Typing with leather gloves is necessary with a broken heater

“We are soon launching a chat game called Gunpowder, where groups of players will man a ship and fight pvp style against other groups," Alm continues. 

"We are innovating on the graphic experience of these type of chat games, and as you can see with Facebook Messenger games, others are following that path as well.”

Creativity within restrictions

Johan Peitz, Palringo’s head of product management, describes his job at the company as “the man with the broom in curling.”

We’re interested in creativity within restrictions.
Johan Peitz

Having once created indie-hit Icy Towers, Peitz provides a guiding force to all facets of Palringo’s operations. Between him and Alm, both have over 20 years experience in the games industry – and there’s one thing they think many companies overlook.

“Many game companies lack business focus,” says Alm. “We meanwhile have a clear focus on business targets – we can’t lose focus. It’s not enough to just create fun games, you have to swing on the pendulum from passion to business.

“We’re interested in creativity within restrictions,” agrees Peitz. “It forces people to think outside the box. The reality is that blank paper can be paralyzing.”

For Alm, it’s summed up by the fact that “Anyone who has ever developed a game know the importance of the term ‘kill your darlings’. It is so easy to embark on a trip down feature creep lane, without even knowing it.

“We believe in creating a fun core and then build your product outwards from that, anyone who has tried the opposite knows that it is costly and time consuming.”

Table tennis provides a focal point for the office

Still, that’s not to say that Palringo does not prize passion.

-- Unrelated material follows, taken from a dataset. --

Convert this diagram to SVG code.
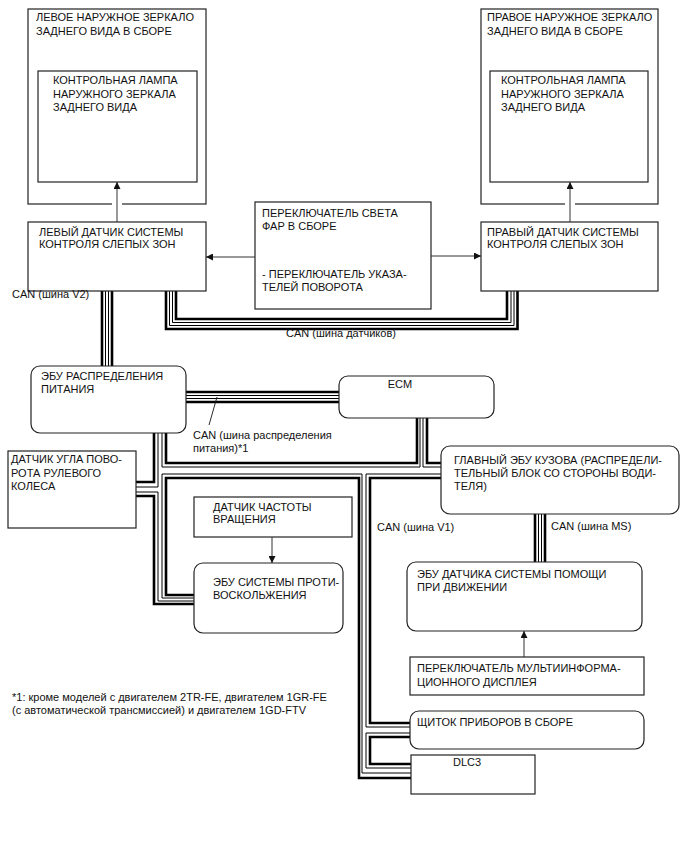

According to Magnus, “numbers and metrics might tell you that engagement is down, but they don’t tell you that to raise it you need a new enemy.

“You can’t just tweak based on metrics, you need to find that creative flair. Like a rocket fart.”

He points to a raspberry blowing sound effect in Balloony Land as a rapidly deflating balloon cavorts across the screen, gives a satisfied grin, and goes to play table tennis with the rest of the Palringo team. 

Because, after all, Palringo never forgets the importance of being social.